А позади них уже закипала свирепая потасовка.

* * *

Сложно сказать, каким образом Окава Сюмэй вообще услышал про монахов Ниссё и Киту Икки, этих двух мистических анархистов. Когда он вошёл в силу, они сидели в Шанхае, без денег и особенных перспектив. У общества Зелёного Дракона средства закончились, общество Чёрного Дракона предпочитало оставаться себе на уме, а у Сунь Ятсена самого денег толком не водилось, с тех пор как он в знак протеста ушёл в отставку с поста премьер-министра, но что-то пошло не так и обратно его таки не позвали.

В европейских газетах с прежним восторгом повторяли его давнее прозвище: Большая Пушка. Но не уточняли, что оно значит. Так называли человека, от которого «шума много — толку мало».

Кажется, Окава Сюмэй вышел на Киту Икки как раз через Ниссё. Прежде чем стать монахом и заклинателем, Ниссё работал путевым обходчиком на Маньчжурской железной дороге. И познакомить их мог, например, Танака, бывший Хранитель Государственной Печати, который и рекомендовал Окаву Сюмэя в администрацию Маньчжурской железной дороги. Но с чего бы бывшему Хранителю Государственной Печати интересоваться судьбой какого-то бывшего путевого обходчика? А может, это был совсем другой Танака — человек, который возродил традицию Лотоса и среди учеников которого был сам великий детский писатель Кэндзи Миядзава? Вопросы, вопросы…

Окава Сюмэй был теперь вхож в высшее общество и пропадал там неделями. Так что Кита Икки довольно быстро стал отвечать за кучу организационных вопросов. Расхождений в их взглядах было немало, но их разглядели бы только упёртые академические исследователи, а они издания «Сакурана» не читали. Всё равно там публиковались самые безумные статьи, написанные с самых разных позиций, причём две несовместимые платформы могли сталкиваться не только в двух соседних статьях, но даже в двух соседних абзацах.

Визит Иоффе стал шансом не только для виконта. Кита Икки собрал в типографию всех активистов, которые знали хоть какие-то иероглифы, и за один день отшлёпал тридцать тысяч листовок под заголовком «Открытое предупреждение преступному Иоффе». Текст тоже был примечателен: большевиков там называли «бандитами, которые ещё хуже царского правительства», а Иоффе рекомендовалось «убираться в свой бесполезный Советский Союз и всех коммунистов с собой забрать».

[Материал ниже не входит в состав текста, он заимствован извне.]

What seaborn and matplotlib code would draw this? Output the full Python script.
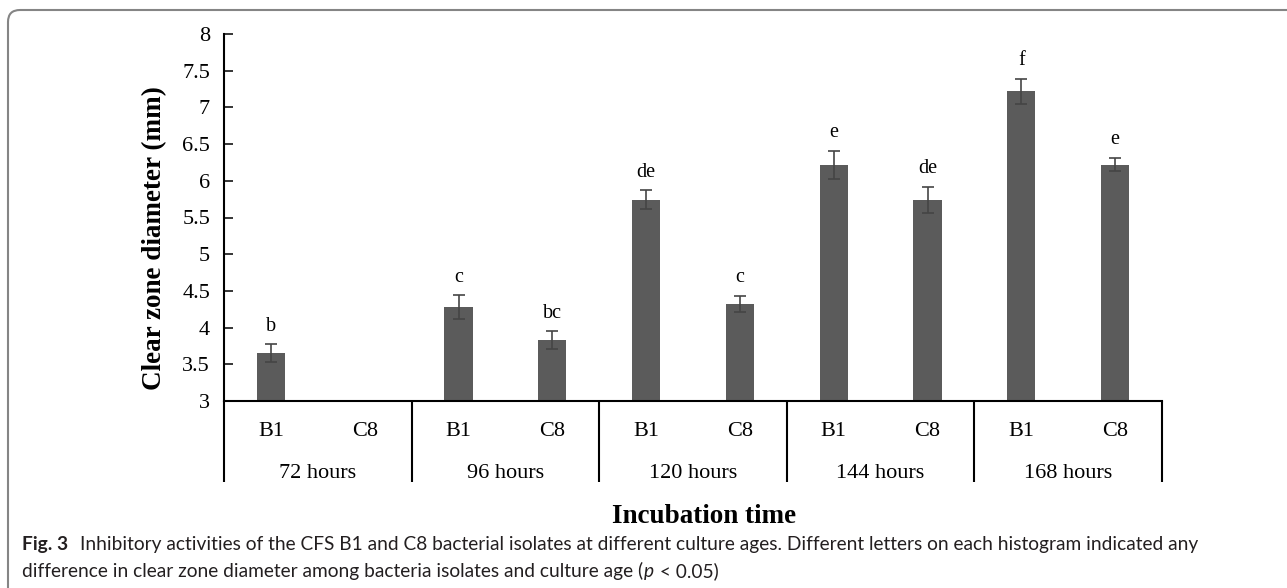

Потом уже все активисты отправились на причал. Кита Икки заверил, что полиция не вмешается: мы же никого не собираемся убивать, мы просто показываем, что красным в Токио не рады.

Так оно и вышло.

* * *

Окава Сюмэй, как это часто бывает с академическими учёными, хорошо разбирался в идеологии и плохо — в житейских делах. Он даже и не подозревал об этой заварушке прямо у себя под носом. В те дни его внимание поглотили другие дела.

К слову, Сюмэй был совсем не против отношений с Россией (и не сильно отличал от неё Советский Союз). Ведь русские — тоже народ евразийский, среди малых народностей Советского Союза немало представителей монголоидной расы, и кое-кто из них даже выбил себе автономию. А что касается коммунизма, то настоящих японцев заморская ересь не соблазнит.